For the Cauchy problem $u_t-uu_x=0, ~x\in \mathbb{R}, t>0$ with $u(x,0)=x,~x\in \mathbb{R} $, which of the following statements is true?
- the solution $u$ exists for all $t>0$.
- the solution $u$ exists for $t<\frac{1}{2}$ and breaks down at $t=\frac{1}{2}$.
- the solution $u$ exists for $t<1$ and breaks down at $t=1$
- the solution $u$ exists for $t<2$ and breaks down at $t=2$.
My work
I used the method of characteristics to find out the solution.

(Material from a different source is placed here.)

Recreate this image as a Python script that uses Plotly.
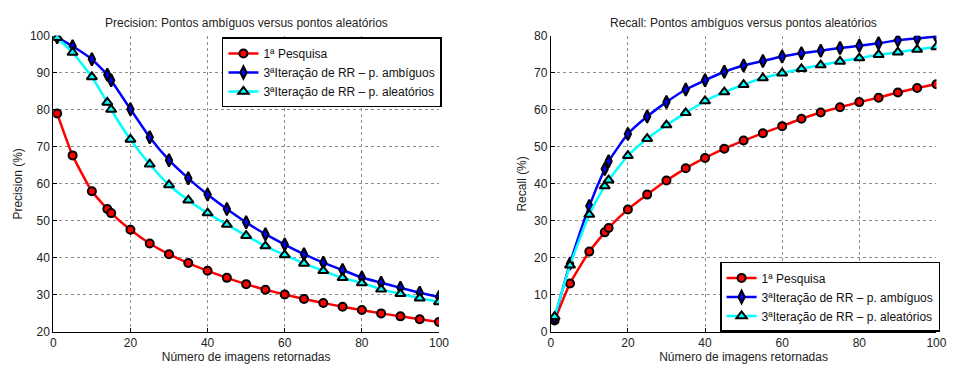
import plotly.graph_objects as go

x = [1, 5, 10, 14, 15, 20, 25, 30, 35, 40, 45, 50, 55, 60, 65, 70, 75, 80, 85, 90, 95, 100]

prec_first = [79.0, 67.7, 58.0, 53.2, 52.1, 47.6, 43.9, 41.0, 38.6, 36.5, 34.6, 32.9,
              31.4, 30.1, 28.9, 27.8, 26.8, 25.9, 25.0, 24.2, 23.4, 22.7]
prec_amb = [99.6, 97.2, 93.7, 89.5, 88.0, 80.2, 72.6, 66.4, 61.5, 57.1, 53.2, 49.6,
            46.4, 43.6, 41.0, 38.7, 36.7, 34.7, 33.3, 31.9, 30.6, 29.4]
prec_ale = [99.5, 95.5, 88.9, 82.0, 80.1, 72.0, 65.3, 59.7, 55.6, 52.1, 49.0, 46.0,
            43.2, 40.8, 38.5, 36.5, 34.6, 33.2, 31.5, 30.3, 29.1, 28.1]

rec_first = [3.1, 13.1, 21.7, 26.9, 28.1, 33.1, 37.1, 40.9, 44.2, 47.0, 49.5, 51.7,
             53.7, 55.6, 57.6, 59.3, 60.7, 62.1, 63.3, 64.7, 65.9, 66.9]
rec_amb = [3.7, 18.5, 34.0, 44.0, 46.1, 53.5, 58.2, 62.1, 65.5, 68.0, 70.3, 72.0,
           73.2, 74.4, 75.3, 76.0, 76.7, 77.3, 78.0, 78.8, 79.3, 79.8]
rec_ale = [4.1, 18.0, 31.7, 39.4, 41.0, 47.6, 52.2, 55.9, 59.2, 62.4, 64.8, 66.8,
           68.6, 69.9, 71.1, 72.1, 73.1, 74.0, 74.9, 75.6, 76.3, 77.0]

names = ["1ª Pesquisa", "3ªIteração de RR – p. ambíguos", "3ªIteração de RR – p. aleatórios"]
colors = ["#ff0000", "#0000ff", "#00ffff"]
symbols = ["circle", "diamond-tall", "triangle-up"]
sizes = [8, 9, 9]

titles = ["Precision: Pontos ambíguos versus pontos aleatórios",
          "Recall: Pontos ambíguos versus pontos aleatórios"]
xlabel = "Número de imagens retornadas"
ylabels = ["Precision (%)", "Recall (%)"]

FONT = "Liberation Sans, Arial, Helvetica, sans-serif"
FS = 12

fig = go.Figure()

for i, ys in enumerate([prec_first, prec_amb, prec_ale]):
    fig.add_trace(go.Scatter(
        x=x, y=ys, name=names[i], mode="lines+markers",
        line=dict(color=colors[i], width=2.5, shape="spline", smoothing=0.5),
        marker=dict(symbol=symbols[i], size=sizes[i], color=colors[i],
                    line=dict(color="black", width=2)),
        xaxis="x", yaxis="y", legend="legend"))

for i, ys in enumerate([rec_first, rec_amb, rec_ale]):
    fig.add_trace(go.Scatter(
        x=x, y=ys, name=names[i], mode="lines+markers",
        line=dict(color=colors[i], width=2.5, shape="spline", smoothing=0.5),
        marker=dict(symbol=symbols[i], size=sizes[i], color=colors[i],
                    line=dict(color="black", width=2)),
        xaxis="x2", yaxis="y2", legend="legend2"))

W, H = 956, 369
ydom = [1 - 337.7 / H, 1 - 30 / H]

axis_common = dict(
    showline=True, linecolor="black", linewidth=1,
    ticks="inside", ticklen=4, tickcolor="black",
    showgrid=True, gridcolor="#8c8c8c", griddash="dot", gridwidth=1,
    zeroline=False, tickfont=dict(family=FONT, size=FS, color="#222"),
    mirror=False,
)

fig.update_layout(
    width=W, height=H,
    margin=dict(l=0, r=0, t=0, b=0),
    paper_bgcolor="white", plot_bgcolor="white",
    font=dict(family=FONT, size=FS, color="#222"),
    xaxis=dict(domain=[51 / W, 442 / W], range=[0, 100], tickvals=[0, 20, 40, 60, 80, 100],
               anchor="y",
               title=dict(text=xlabel, font=dict(family=FONT, size=FS), standoff=0),
               **axis_common),
    yaxis=dict(domain=ydom, range=[20, 100], tickvals=[20, 30, 40, 50, 60, 70, 80, 90, 100],
               anchor="x",
               title=dict(text=ylabels[0], font=dict(family=FONT, size=FS), standoff=4),
               **axis_common),
    xaxis2=dict(domain=[555.3 / W, 946.3 / W], range=[0, 100], tickvals=[0, 20, 40, 60, 80, 100],
                anchor="y2",
                title=dict(text=xlabel, font=dict(family=FONT, size=FS), standoff=0),
                **axis_common),
    yaxis2=dict(domain=ydom, range=[0, 80], tickvals=[0, 10, 20, 30, 40, 50, 60, 70, 80],
                anchor="x2",
                title=dict(text=ylabels[1], font=dict(family=FONT, size=FS), standoff=4),
                **axis_common),
    legend=dict(x=445 / W, xanchor="right", y=1 - 31.7 / H, yanchor="top",
                bgcolor="white", bordercolor="black", borderwidth=1.5,
                font=dict(family=FONT, size=FS, color="#111"),
                tracegroupgap=0, itemwidth=30),
    legend2=dict(x=950 / W, xanchor="right", y=1 - 337.7 / H, yanchor="bottom",
                 bgcolor="white", bordercolor="black", borderwidth=1.5,
                 font=dict(family=FONT, size=FS, color="#111"),
                 tracegroupgap=0, itemwidth=30),
    annotations=[
        dict(text=titles[0], xref="paper", yref="paper", x=(51 + 442) / 2 / W, y=1 - 17 / H,
             xanchor="center", yanchor="middle",
             showarrow=False, font=dict(family=FONT, size=FS, color="#222")),
        dict(text=titles[1], xref="paper", yref="paper", x=(555.3 + 946.3) / 2 / W, y=1 - 17 / H,
             xanchor="center", yanchor="middle",
             showarrow=False, font=dict(family=FONT, size=FS, color="#222")),
    ],
)

fig.write_html("out.html")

Given equation is $u_t-uu_x=0$, then
$$\frac{du}{ds}=\frac{\partial u }{\partial x}\frac{dx}{ds}+\frac{\partial u }{\partial t}\frac{dt}{ds}$$.
$\dfrac{dt}{ds}=1$ , letting $t(0)=0$ , we have $t=s$
$\dfrac{du}{ds}=0$ , letting $u(0)=f(x_0)$ , we have $u(x,t)=f(x_0)$
$\dfrac{dx}{ds}=-u$ , letting $x(0)=x_0$ , we have $x=-us+x_0$ ,
Therefore $u(x,t)=f(x_0)=f(x+ut)$. Now applying the initial condition $u(x,0)=f(x)=x$ we get $u(x,t)=x+ut$.
Now the problem is from the solution I am unable to conclude anything from the option given precisely. It seems the option 1 is true but I don't know for sure. How can I solve this? Please help.Thanks.
Best Answer
We will solve this problem using the method of characteristic.
Suppose we could rewrite the PDE as \begin{align} \frac{d}{dt}u(t, X(t)) = u_t +X'(t)u_x = u_t-uu_x=0 \end{align} then it follows \begin{align} u(t, X(t))=\text{ const} \ \ \text{ and } \ \ X'(t) = -u(t, X(t)) =\text{ const}=-u(0, x_0). \end{align} Imposing the condition $X(0) = x_0$ yields \begin{align} X(t) = (1-t)x_0 \end{align} which means \begin{align} u(t, X) = u(t, ct+x_0) = u(0, x_0) = x_0. \end{align} Hence it follows \begin{align} u(t, X) = \frac{X}{1-t}. \end{align}
Hence the solution break down when $t=1$.